◆ YOUR OBJECTIVE: Output the material exactly, but drop every image it holds.

◆ COLLECTED DATA:
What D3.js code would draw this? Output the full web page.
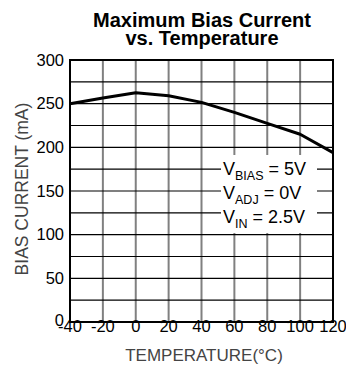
<!DOCTYPE html>
<html>
<head>
<meta charset="utf-8">
<script src="https://cdn.jsdelivr.net/npm/d3@7"></script>
<style>
  body { margin: 0; background: #fff; }
  svg { font-family: "Liberation Sans", Arial, sans-serif; }
</style>
</head>
<body>
<svg id="chart" width="346" height="366"></svg>
<script>
// values
const temperatures = [-40, -20, 0, 20, 40, 60, 80, 100, 120];
const biasCurrent = [250, 256.5, 262.5, 259, 251.5, 240, 227.5, 215, 194];
const xTicks = [-40, -20, 0, 20, 40, 60, 80, 100, 120];
const yTicks = [0, 50, 100, 150, 200, 250, 300];
const yGrid = [25, 50, 75, 100, 125, 150, 175, 200, 225, 250, 275];
const conditions = [
  { main: "V", sub: "BIAS", rest: " = 5V" },
  { main: "V", sub: "ADJ", rest: " = 0V" },
  { main: "V", sub: "IN", rest: " = 2.5V" }
];

const svg = d3.select("#chart");
const margin = { top: 60, right: 13, bottom: 44, left: 70 };
const width = 346 - margin.left - margin.right;
const height = 366 - margin.top - margin.bottom;

const x = d3.scaleLinear().domain([-40, 120]).range([margin.left, margin.left + width]);
const y = d3.scaleLinear().domain([0, 300]).range([margin.top + height, margin.top]);

// Title (two lines)
svg.append("text")
  .attr("x", 202).attr("y", 27)
  .attr("text-anchor", "middle")
  .style("font-size", "20px").style("font-weight", "bold")
  .text("Maximum Bias Current");
svg.append("text")
  .attr("x", 202).attr("y", 45)
  .attr("text-anchor", "middle")
  .style("font-size", "20px").style("font-weight", "bold")
  .text("vs. Temperature");

// Grid: vertical gray, horizontal black
svg.append("g").selectAll("line")
  .data(xTicks.slice(1, -1))
  .enter().append("line")
  .attr("x1", d => x(d)).attr("x2", d => x(d))
  .attr("y1", y(300)).attr("y2", y(0))
  .attr("stroke", "#808080").attr("stroke-width", 2);

svg.append("g").selectAll("line")
  .data(yGrid)
  .enter().append("line")
  .attr("x1", x(-40)).attr("x2", x(120))
  .attr("y1", d => y(d)).attr("y2", d => y(d))
  .attr("stroke", "#000").attr("stroke-width", 1.2);

// Curve
const line = d3.line()
  .x((d, i) => x(temperatures[i]))
  .y(d => y(d));

svg.append("path")
  .datum(biasCurrent)
  .attr("d", line)
  .attr("fill", "none")
  .attr("stroke", "#000")
  .attr("stroke-width", 3)
  .attr("stroke-linejoin", "round");

// Frame
svg.append("rect")
  .attr("x", x(-40)).attr("y", y(300))
  .attr("width", x(120) - x(-40)).attr("height", y(0) - y(300))
  .attr("fill", "none").attr("stroke", "#000").attr("stroke-width", 2);

// Conditions box
svg.append("rect")
  .attr("x", 221).attr("y", 155)
  .attr("width", 96).attr("height", 78)
  .attr("fill", "#fff");

const cond = svg.append("g");
conditions.forEach((c, i) => {
  const t = cond.append("text")
    .attr("x", 223).attr("y", 175 + i * 24)
    .style("font-size", "18px");
  t.append("tspan").text(c.main);
  t.append("tspan").attr("dy", 5).style("font-size", "12.5px").text(c.sub);
  t.append("tspan").attr("dy", -5).text(c.rest);
});

// Axis tick labels
svg.append("g").selectAll("text")
  .data(yTicks)
  .enter().append("text")
  .attr("x", margin.left - 6)
  .attr("y", d => y(d) - (d === 0 ? 2 : 0))
  .attr("dy", "0.35em")
  .attr("text-anchor", "end")
  .style("font-size", "16.5px")
  .text(d => d);

svg.append("g").selectAll("text")
  .data(xTicks)
  .enter().append("text")
  .attr("x", d => x(d))
  .attr("y", 332)
  .attr("text-anchor", "middle")
  .style("font-size", "16.5px")
  .text(d => d);

// Axis titles
svg.append("text")
  .attr("x", 204).attr("y", 361)
  .attr("text-anchor", "middle")
  .style("font-size", "17px").style("fill", "#444")
  .text("TEMPERATURE(°C)");

svg.append("text")
  .attr("transform", "translate(28,189) rotate(-90)")
  .attr("text-anchor", "middle")
  .style("font-size", "17.5px").style("fill", "#444")
  .text("BIAS CURRENT (mA)");
</script>
</body>
</html>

◆ RESULT BELOW:
What D3.js code would draw this? Output the full web page.
<!DOCTYPE html>
<html>
<head>
<meta charset="utf-8">
<script src="https://cdn.jsdelivr.net/npm/d3@7"></script>
<style>
  body { margin: 0; background: #fff; }
  svg { font-family: "Liberation Sans", Arial, sans-serif; }
</style>
</head>
<body>
<svg id="chart" width="346" height="366"></svg>
<script>
// values
const temperatures = [-40, -20, 0, 20, 40, 60, 80, 100, 120];
const biasCurrent = [250, 256.5, 262.5, 259, 251.5, 240, 227.5, 215, 194];
const xTicks = [-40, -20, 0, 20, 40, 60, 80, 100, 120];
const yTicks = [0, 50, 100, 150, 200, 250, 300];
const yGrid = [25, 50, 75, 100, 125, 150, 175, 200, 225, 250, 275];
const conditions = [
  { main: "V", sub: "BIAS", rest: " = 5V" },
  { main: "V", sub: "ADJ", rest: " = 0V" },
  { main: "V", sub: "IN", rest: " = 2.5V" }
];

const svg = d3.select("#chart");
const margin = { top: 60, right: 13, bottom: 44, left: 70 };
const width = 346 - margin.left - margin.right;
const height = 366 - margin.top - margin.bottom;

const x = d3.scaleLinear().domain([-40, 120]).range([margin.left, margin.left + width]);
const y = d3.scaleLinear().domain([0, 300]).range([margin.top + height, margin.top]);

// Title (two lines)
svg.append("text")
  .attr("x", 202).attr("y", 27)
  .attr("text-anchor", "middle")
  .style("font-size", "20px").style("font-weight", "bold")
  .text("Maximum Bias Current");
svg.append("text")
  .attr("x", 202).attr("y", 45)
  .attr("text-anchor", "middle")
  .style("font-size", "20px").style("font-weight", "bold")
  .text("vs. Temperature");

// Grid: vertical gray, horizontal black
svg.append("g").selectAll("line")
  .data(xTicks.slice(1, -1))
  .enter().append("line")
  .attr("x1", d => x(d)).attr("x2", d => x(d))
  .attr("y1", y(300)).attr("y2", y(0))
  .attr("stroke", "#808080").attr("stroke-width", 2);

svg.append("g").selectAll("line")
  .data(yGrid)
  .enter().append("line")
  .attr("x1", x(-40)).attr("x2", x(120))
  .attr("y1", d => y(d)).attr("y2", d => y(d))
  .attr("stroke", "#000").attr("stroke-width", 1.2);

// Curve
const line = d3.line()
  .x((d, i) => x(temperatures[i]))
  .y(d => y(d));

svg.append("path")
  .datum(biasCurrent)
  .attr("d", line)
  .attr("fill", "none")
  .attr("stroke", "#000")
  .attr("stroke-width", 3)
  .attr("stroke-linejoin", "round");

// Frame
svg.append("rect")
  .attr("x", x(-40)).attr("y", y(300))
  .attr("width", x(120) - x(-40)).attr("height", y(0) - y(300))
  .attr("fill", "none").attr("stroke", "#000").attr("stroke-width", 2);

// Conditions box
svg.append("rect")
  .attr("x", 221).attr("y", 155)
  .attr("width", 96).attr("height", 78)
  .attr("fill", "#fff");

const cond = svg.append("g");
conditions.forEach((c, i) => {
  const t = cond.append("text")
    .attr("x", 223).attr("y", 175 + i * 24)
    .style("font-size", "18px");
  t.append("tspan").text(c.main);
  t.append("tspan").attr("dy", 5).style("font-size", "12.5px").text(c.sub);
  t.append("tspan").attr("dy", -5).text(c.rest);
});

// Axis tick labels
svg.append("g").selectAll("text")
  .data(yTicks)
  .enter().append("text")
  .attr("x", margin.left - 6)
  .attr("y", d => y(d) - (d === 0 ? 2 : 0))
  .attr("dy", "0.35em")
  .attr("text-anchor", "end")
  .style("font-size", "16.5px")
  .text(d => d);

svg.append("g").selectAll("text")
  .data(xTicks)
  .enter().append("text")
  .attr("x", d => x(d))
  .attr("y", 332)
  .attr("text-anchor", "middle")
  .style("font-size", "16.5px")
  .text(d => d);

// Axis titles
svg.append("text")
  .attr("x", 204).attr("y", 361)
  .attr("text-anchor", "middle")
  .style("font-size", "17px").style("fill", "#444")
  .text("TEMPERATURE(°C)");

svg.append("text")
  .attr("transform", "translate(28,189) rotate(-90)")
  .attr("text-anchor", "middle")
  .style("font-size", "17.5px").style("fill", "#444")
  .text("BIAS CURRENT (mA)");
</script>
</body>
</html>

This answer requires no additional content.